# Best tires for beach?



## Just-chasin-tail12 (Mar 25, 2013)

What are the best off-road tires for the beach?


----------



## Jolly Roger (May 21, 2004)

BF Goodrich AT/KO


----------



## sharkchum (Feb 10, 2012)

I'v had the BF Goodrich MT KM2 on my last 3 trucks and they work great in the sand and there still aggressive enough for the mud.


----------



## Sargentfisher (Aug 6, 2012)

I have the cooper discoverer sst on mine


----------



## Wade'n4fish (Jul 30, 2012)

bfg allterrain k.o.'s Have them on an 06 Tacoma 4wd and i cannot find anything that they wont take me through. plus great onroad mileage.


----------



## jagarcia10 (Mar 10, 2011)

sharkchum said:


> I'v had the BF Goodrich MT KM2 on my last 3 trucks and they work great in the sand and there still aggressive enough for the mud.


X2

I had some 33s but when I got a lift on my truck I went to 35s. They are tuff and get the job done. Not to loud on the road either.


----------



## rc10j1 (Jul 15, 2010)

Superswampers


----------



## smacha538 (Jun 11, 2012)

bfg all-terrains, love mine


----------



## 535 (May 23, 2004)

Wade'n4fish said:


> bfg allterrain k.o.'s Have them on an 06 Tacoma 4wd and i cannot find anything that they wont take me through. plus great onroad mileage.

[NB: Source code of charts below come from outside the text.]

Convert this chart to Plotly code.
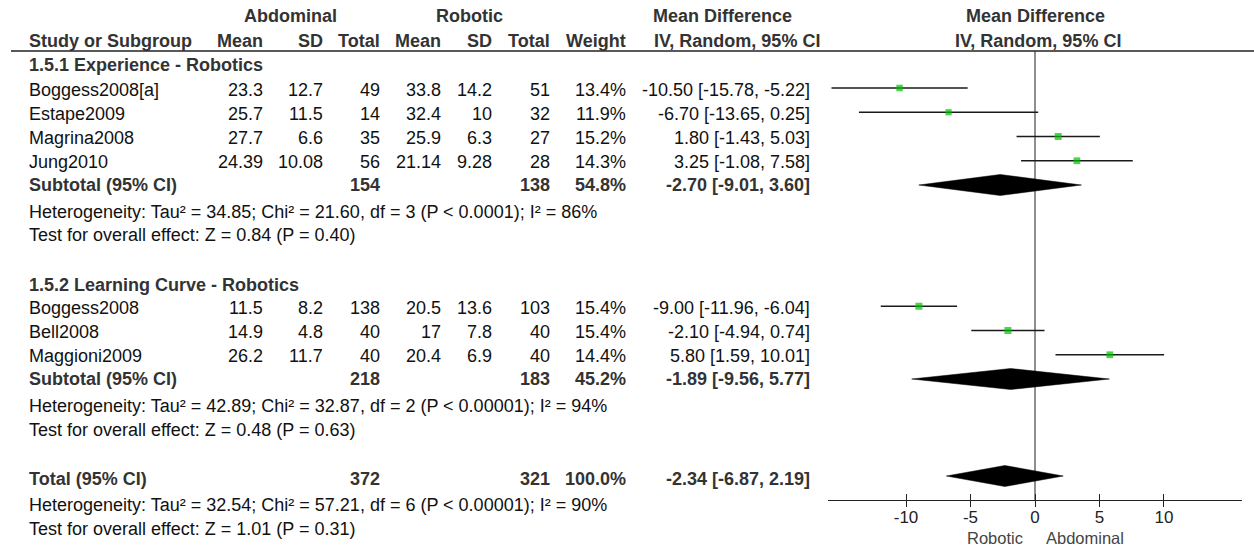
import plotly.graph_objects as go

# ---------------- data ----------------
studies = ["Boggess2008[a]", "Estape2009", "Magrina2008", "Jung2010",
           "Boggess2008", "Bell2008", "Maggioni2009"]
abd_mean = [23.3, 25.7, 27.7, 24.39, 11.5, 14.9, 26.2]
abd_sd = [12.7, 11.5, 6.6, 10.08, 8.2, 4.8, 11.7]
abd_n = [49, 14, 35, 56, 138, 40, 40]
rob_mean = [33.8, 32.4, 25.9, 21.14, 20.5, 17, 20.4]
rob_sd = [14.2, 10, 6.3, 9.28, 13.6, 7.8, 6.9]
rob_n = [51, 32, 27, 28, 103, 40, 40]
weight = [13.4, 11.9, 15.2, 14.3, 15.4, 15.4, 14.4]
md = [-10.50, -6.70, 1.80, 3.25, -9.00, -2.10, 5.80]
md_lo = [-15.78, -13.65, -1.43, -1.08, -11.96, -4.94, 1.59]
md_hi = [-5.22, 0.25, 5.03, 7.58, -6.04, 0.74, 10.01]

group_titles = ["1.5.1 Experience - Robotics", "1.5.2 Learning Curve - Robotics"]
pooled_names = ["Subtotal (95% CI)", "Subtotal (95% CI)", "Total (95% CI)"]
pooled_abd_n = [154, 218, 372]
pooled_rob_n = [138, 183, 321]
pooled_weight = [54.8, 45.2, 100.0]
pooled_md = [-2.70, -1.89, -2.34]
pooled_lo = [-9.01, -9.56, -6.87]
pooled_hi = [3.60, 5.77, 2.19]
heterogeneity = [
    "Heterogeneity: Tau² = 34.85; Chi² = 21.60, df = 3 (P < 0.0001); I² = 86%",
    "Heterogeneity: Tau² = 42.89; Chi² = 32.87, df = 2 (P < 0.00001); I² = 94%",
    "Heterogeneity: Tau² = 32.54; Chi² = 57.21, df = 6 (P < 0.00001); I² = 90%",
]
overall_tests = [
    "Test for overall effect: Z = 0.84 (P = 0.40)",
    "Test for overall effect: Z = 0.48 (P = 0.63)",
    "Test for overall effect: Z = 1.01 (P = 0.31)",
]
tick_vals = [-10, -5, 0, 5, 10]
tick_text = ["-10", "-5", "0", "5", "10"]
favours = ["Robotic", "Abdominal"]

# ---------------- layout (pixel geometry) ----------------
W, H = 1254, 546
FONT = "Liberation Sans, Arial, Helvetica, sans-serif"
FS = 18
BLACK = "#111111"
BOLDC = "#333333"
ROW0, STEP = 88, 24.25
study_row_idx = [0, 1, 2, 3, 9, 10, 11]
pooled_row_idx = [4, 12, 16]
group_title_idx = [-1, 8.1]
het_idx = [5.1, 13.1, 17.2]
test_idx = [6.05, 14.1, 18.2]


def ry(i):
    return ROW0 + i * STEP


# column right edges (px)
C_LABEL = 26.7
C_AM, C_AS, C_AN = 265, 325, 381.7
C_RM, C_RS, C_RN = 443.3, 494.3, 551.7
C_W = 628.3
C_CI = 812.3

AX_L, AX_R = 828, 1242
AX_Y = 500
HEAD_LINE_Y = 51

annotations = []


def txt(x, y, s, anchor="left", bold=False, size=FS, color=None):
    annotations.append(dict(
        x=x / W, y=y, xref="paper", yref="y", text=f"<b>{s}</b>" if bold else s,
        showarrow=False, xanchor=anchor, yanchor="middle",
        font=dict(family=FONT, size=size, color=color or (BOLDC if bold else BLACK)),
    ))


# headers
txt(290.8, 16, "Abdominal", "center", True)
txt(469, 16, "Robotic", "center", True)
txt(651, 16, "Mean Difference", "left", True)
txt(1035, 16, "Mean Difference", "center", True)
txt(C_LABEL, 41, "Study or Subgroup", "left", True)
for x, s in [(C_AM, "Mean"), (C_AS, "SD"), (C_AN, "Total"), (C_RM, "Mean"),
             (C_RS, "SD"), (C_RN, "Total"), (C_W, "Weight")]:
    txt(x, 41, s, "right", True)
txt(652, 41, "IV, Random, 95% CI", "left", True)
txt(1038, 41, "IV, Random, 95% CI", "center", True)

# group titles
for gi, t in zip(group_title_idx, group_titles):
    txt(C_LABEL, ry(gi) + 1, t, "left", True)

# study rows
for k, name in enumerate(studies):
    y = ry(study_row_idx[k]) + 1.5
    txt(C_LABEL, y, name)
    txt(C_AM, y, f"{abd_mean[k]:g}", "right")
    txt(C_AS, y, f"{abd_sd[k]:g}", "right")
    txt(C_AN, y, f"{abd_n[k]}", "right")
    txt(C_RM, y, f"{rob_mean[k]:g}", "right")
    txt(C_RS, y, f"{rob_sd[k]:g}", "right")
    txt(C_RN, y, f"{rob_n[k]}", "right")
    txt(C_W, y, f"{weight[k]:.1f}%", "right")
    txt(C_CI, y, f"{md[k]:.2f} [{md_lo[k]:.2f}, {md_hi[k]:.2f}]", "right")

# pooled rows
for k, name in enumerate(pooled_names):
    y = ry(pooled_row_idx[k]) - 0.5
    if k == 2:
        y += 3
    txt(C_LABEL, y, name, "left", True)
    txt(C_AN, y, f"{pooled_abd_n[k]}", "right", True)
    txt(C_RN, y, f"{pooled_rob_n[k]}", "right", True)
    txt(C_W, y, f"{pooled_weight[k]:.1f}%", "right", True)
    txt(C_CI, y, f"{pooled_md[k]:.2f} [{pooled_lo[k]:.2f}, {pooled_hi[k]:.2f}]", "right", True)
    txt(C_LABEL, ry(het_idx[k]), heterogeneity[k])
    txt(C_LABEL, ry(test_idx[k]), overall_tests[k])

# favours labels
txt(995, 537.5, favours[0], "center", size=16.5, color="#444444")
txt(1085, 537.5, favours[1], "center", size=16.5, color="#444444")

fig = go.Figure()

# confidence interval lines
for k in range(len(studies)):
    y = ry(study_row_idx[k])
    fig.add_trace(go.Scatter(
        x=[md_lo[k], md_hi[k]], y=[y, y], mode="lines",
        line=dict(color="#1a1a1a", width=1.5), hoverinfo="skip", showlegend=False,
    ))

# point estimates (green squares sized by weight)
fig.add_trace(go.Scatter(
    x=md, y=[ry(i) for i in study_row_idx], mode="markers",
    marker=dict(symbol="square", color="#00C000",
                size=[7.0 * (w / 15.4) ** 0.5 for w in weight], line=dict(width=0)),
    showlegend=False, hoverinfo="skip",
))

# diamonds
DH = 10.5
for k in range(len(pooled_md)):
    y = ry(pooled_row_idx[k])
    fig.add_trace(go.Scatter(
        x=[pooled_lo[k], pooled_md[k], pooled_hi[k], pooled_md[k], pooled_lo[k]],
        y=[y, y - DH, y, y + DH, y], mode="lines", fill="toself",
        fillcolor="black", line=dict(color="black", width=0.5),
        showlegend=False, hoverinfo="skip",
    ))

# dummy trace for overlay axis (inside ticks)
fig.add_trace(go.Scatter(x=[None], y=[None], xaxis="x2", yaxis="y",
                         showlegend=False, hoverinfo="skip"))

xr = [-16.05, 16.05]
dom = [AX_L / W, AX_R / W]
pos = (H - AX_Y) / H

fig.update_layout(
    width=W, height=H, autosize=False,
    margin=dict(l=0, r=0, t=0, b=0),
    paper_bgcolor="white", plot_bgcolor="white",
    xaxis=dict(range=xr, domain=dom, anchor="free", position=pos,
               showline=True, linecolor="#222222", linewidth=1.3,
               ticks="outside", ticklen=6, tickwidth=1.3, tickcolor="#222222",
               tickvals=tick_vals, ticktext=tick_text, ticklabelstandoff=-5,
               tickfont=dict(family=FONT, size=17, color="#222222"),
               showgrid=False, zeroline=False, fixedrange=True),
    xaxis2=dict(range=xr, domain=dom, anchor="free", position=pos, overlaying="x",
                showline=False, ticks="inside", ticklen=6, tickwidth=1.3,
                tickcolor="#222222", tickvals=tick_vals, showticklabels=False,
                showgrid=False, zeroline=False, fixedrange=True),
    yaxis=dict(range=[H, 0], domain=[0, 1], visible=False, fixedrange=True),
    shapes=[
        dict(type="line", xref="paper", yref="y", x0=11 / W, x1=1.0,
             y0=HEAD_LINE_Y, y1=HEAD_LINE_Y, line=dict(color="#222222", width=1.6)),
        dict(type="line", xref="x", yref="y", x0=0, x1=0, y0=HEAD_LINE_Y, y1=AX_Y,
             line=dict(color="#444444", width=1.2), layer="below"),
    ],
    annotations=annotations,
)

fig.write_html("out.html", config={"displayModeBar": False},
               post_script="document.body.style.margin='0px';document.body.style.overflow='hidden';")
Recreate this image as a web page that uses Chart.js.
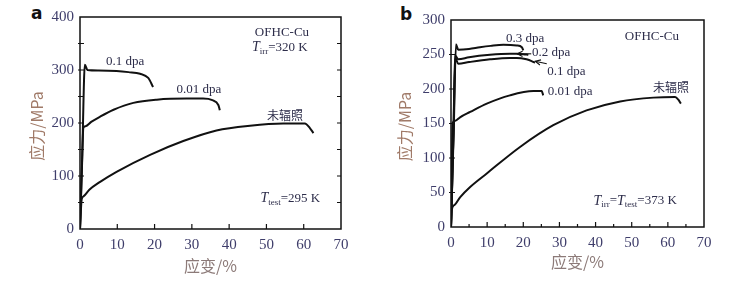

same here on my 2005 Tacoma, before that on 2004 Z-71, and before that 1997 Pathfinder... I did get stuck once... in about 7-8K miles of beach driving


----------



## michaelbaranowski (May 24, 2004)

Super Swamper Boggers are great in dry sand. They work like paddle tires.

But a good set of a/t tires aired down will to good most of the time.


----------



## Wade'n4fish (Jul 30, 2012)

I rarely air down and serves me great. My experience with mud terrains and sand is that they are great at moving alot of sand. Alot of grip however if you do lose momentum they will dig down to the hubs in no time, then your done. ATs give you a little more leeway.


----------



## Just-chasin-tail12 (Mar 25, 2013)

Thanks for all the suggestions!


----------



## Just-chasin-tail12 (Mar 25, 2013)

Thanks for all the suggestions!


----------



## skooter2 (May 3, 2011)

The choice of tire depends on how you use your vehicle. If you have the urge to drive in mud, get the grips. An all terrain has been my choice for many years. Longer tread life than the grips. I don't go much taller than factory tires but I do go wider. Taller tires are just more wear and tear on the drive train, especially when towing.


----------



## Sgrem (Oct 5, 2005)

michaelbaranowski said:


> Super Swamper Boggers are great in dry sand. They work like paddle tires.
> 
> But a good set of a/t tires aired down will to good most of the time.


no way dude....boggers will dig to china in sand....anything else is a better choice than boggers for the sand. anything....


----------



## JWHPOPEYE (Mar 21, 2005)

Like others have said. It kinda depends on your vehicle. 
If its a heavy diesel truck, an all terrain will work best. Muds will just dig you deeper if your stopped or loosing momentum.
A lighter truck/SUV or Jeep, you can run just about anything. 
Airing down helps a ton, even if you just take 10lbs out of them. Still plenty left for when you get off the beach and to make it to a gas station to air back up.
I have had BFG ATs and Toyo MTs on my Dodge 2500 Diesel.
The ATs worked well in soft sand especially aired down some. No Slip, just moved forward. 
My MTs i have now work well but take some effort in soft sand to get moving again.
The wider the tire, the better. A wide footprint of the tire helps with floating in the sand.


----------